The discovery could change theories about the earliest formation of galactic structures and how they evolve. The galaxy is called R5519 and is 11 billion light-years from our solar system. The hole in the center of the galaxy is massive, with a diameter two billion times longer than the distance between the Earth and the Sun.
Scientists point out that the hole is also 3 million times larger than the diameter of the supermassive black hole in the center of Messier 87. That was the first black hole to be directly imaged. R5519 is making stars at a rate 50 times greater than that of the Milky Way, according to the scientists. Most of the star-making activities take place on the ring of the galaxy.
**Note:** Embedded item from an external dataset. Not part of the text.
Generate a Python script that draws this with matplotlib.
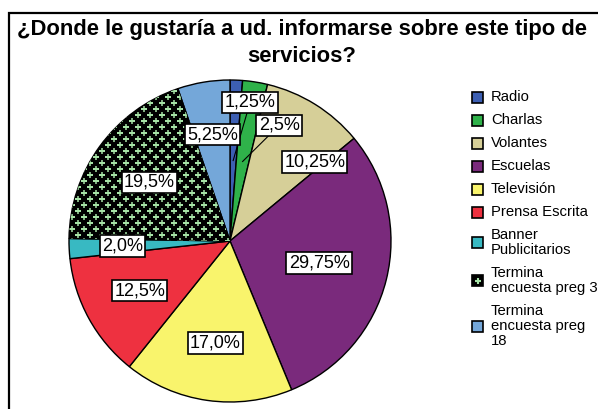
import numpy as np
import matplotlib.pyplot as plt
from matplotlib.patches import Rectangle

plt.rcParams['font.family'] = ['Liberation Sans', 'DejaVu Sans']

# datos
categorias = ['Radio', 'Charlas', 'Volantes', 'Escuelas', 'Televisión',
              'Prensa Escrita', 'Banner\nPublicitarios', 'Termina\nencuesta preg 3',
              'Termina\nencuesta preg\n18']
porcentajes = [1.25, 2.5, 10.25, 29.75, 17.0, 12.5, 2.0, 19.5, 5.25]
etiquetas = ['1,25%', '2,5%', '10,25%', '29,75%', '17,0%', '12,5%', '2,0%', '19,5%', '5,25%']
colores = ['#3d5fb3', '#2fb24a', '#d6cf98', '#7a2a7c', '#f9f46c',
           '#ee3140', '#38b9c2', '#000000', '#74a7d9']

W, H = 598, 409
fig = plt.figure(figsize=(W / 100, H / 100), dpi=100)
ax = fig.add_axes([0, 0, 1, 1])

def py(y):
    # pixel y desde arriba -> coordenada del eje
    return H - y

cx, cy, R = 230, py(241), 161

wedges, _ = ax.pie(porcentajes, colors=colores, startangle=90, counterclock=False,
                   center=(cx, cy), radius=R, frame=True,
                   wedgeprops=dict(edgecolor='black', linewidth=1))
ax.set_xlim(0, W)
ax.set_ylim(0, H)
ax.set_aspect('equal')
ax.axis('off')

# trama de cruces en "Termina encuesta preg 3"
gx, gy = np.meshgrid(np.arange(0, W, 12), np.arange(0, H, 6))
gx = gx + (np.arange(gy.shape[0])[:, None] % 2) * 6
sc = ax.scatter(gx.ravel(), gy.ravel(), marker='+', s=24, linewidths=1.1,
                color='#a6e3a6', zorder=3)
sc.set_clip_path(wedges[7])
wedges[7].set_zorder(2)

# etiquetas
ang_mid = 90 - (np.cumsum(porcentajes) - np.array(porcentajes) / 2) * 3.6
r_lbl = [0.87, 0.78, 0.72, 0.57, 0.64, 0.64, 0.67, 0.62, 0.67]
ang_lbl = ang_mid + np.array([-6, -14, -15, 0, 0, 0, 0, 0, 0])
guia = [True, True, False, False, False, False, False, False, False]
for i, txt in enumerate(etiquetas):
    a = np.radians(ang_lbl[i])
    tx, ty = cx + r_lbl[i] * R * np.cos(a), cy + r_lbl[i] * R * np.sin(a)
    if guia[i]:
        am = np.radians(ang_mid[i])
        px, pyy = cx + 0.5 * R * np.cos(am), cy + 0.5 * R * np.sin(am)
        ax.plot([px, tx], [pyy, ty], color='black', lw=0.8, zorder=4)
    ax.text(tx, ty, txt, ha='center', va='center', fontsize=13, zorder=6 + (i == 8),
            bbox=dict(boxstyle='square,pad=0.12', facecolor='white',
                      edgecolor='black', linewidth=1.2))

# leyenda
alturas = [8 + 15 * (c.count('\n') + 1) for c in categorias]
yc = 97
for i, c in enumerate(categorias):
    if i > 0:
        yc += (alturas[i - 1] + alturas[i]) / 2
    ax.add_patch(Rectangle((472, py(yc) - 5.5), 11, 11, facecolor=colores[i],
                           edgecolor='black', linewidth=1.2, zorder=5))
    if i == 7:
        ax.scatter([477.5], [py(yc)], marker='+', s=20, color='#a6e3a6', zorder=6)
    ax.text(491, py(yc), c, ha='left', va='center', fontsize=10.7,
            linespacing=1.05, zorder=5)

# titulo y marco
ax.text(302, py(30), '¿Donde le gustaría a ud. informarse sobre este tipo de',
        ha='center', va='center', fontsize=15.8, fontweight='bold')
ax.text(302, py(56), 'servicios?', ha='center', va='center', fontsize=15.8,
        fontweight='bold')
ax.add_patch(Rectangle((9, -20), 700, py(13) + 20, facecolor='none',
                       edgecolor='black', linewidth=1.6, clip_on=False))

fig.savefig('out.png', dpi=100)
Evidence suggests that R5519 is a type of galaxy known as a “collisional ring galaxy,” making it the first one ever located in the early universe. Two types of ring galaxies exist with the more common type forming because of internal processes. Collisional ring galaxies form as the result of immense and violent encounters with other galaxies.
R5519 is about 10.8 billion years old, just 3 billion years after the Big Bang. Collisional ring galaxies have always been extraordinarily uncommon and are 1000 times rarer than the internally created type. The image allows scientists to look back at the early universe by 11 billion years at that time when thin discs were only just assembling.